According to the IMF's latest forecast, the world economy would expand by 3.7 percent in 2014, following a growth of 3.3 percent in 2013.
Lagarde said the world economy was still below its potential growth of around 4 percent, and countries should deepen structural reforms and strengthen international collaboration.
"A strong and lasting recovery that lifts all countries and all peoples requires policymakers to press ahead on all fronts - fiscal, structural, and financial. At the same time, the international community must reinvigorate its efforts to strengthen cooperation through the G-20, the IMF, and other actors," she said.
The director pointed out that stagnation and deflation risks still exist in advanced economies, despite their recent strong performance due to unconventional monetary policies and fiscal stimulus.

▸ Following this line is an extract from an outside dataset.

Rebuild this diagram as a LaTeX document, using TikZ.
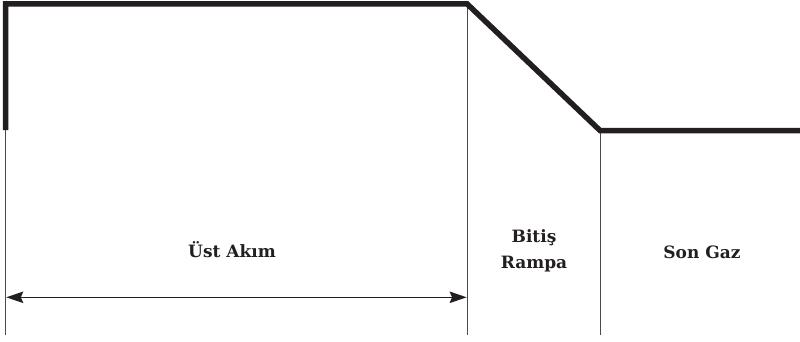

Central banks should return to more conventional monetary policies only when robust growth is firmly rooted.
In emerging markets, which accounted for three quarters of global GDP growth during the past half decade, policymakers should be wary of financial excess in responding to slower demand, and focus on strengthening financial regulation and re-establishing fiscal room for maneuver, she said.
Noting that many countries faced common problems such as high debt, fiscal and trade imbalance, unsustainable growth models, lack of efficient financial regulations, Lagarde said these challenges need to be addressed to ensure future prosperity.
As billions of people have rising aspirations - to find jobs, to rise out of poverty, and to join the global middle class, "in 2014 we need to take the steps that would help make this dream a reality," she said.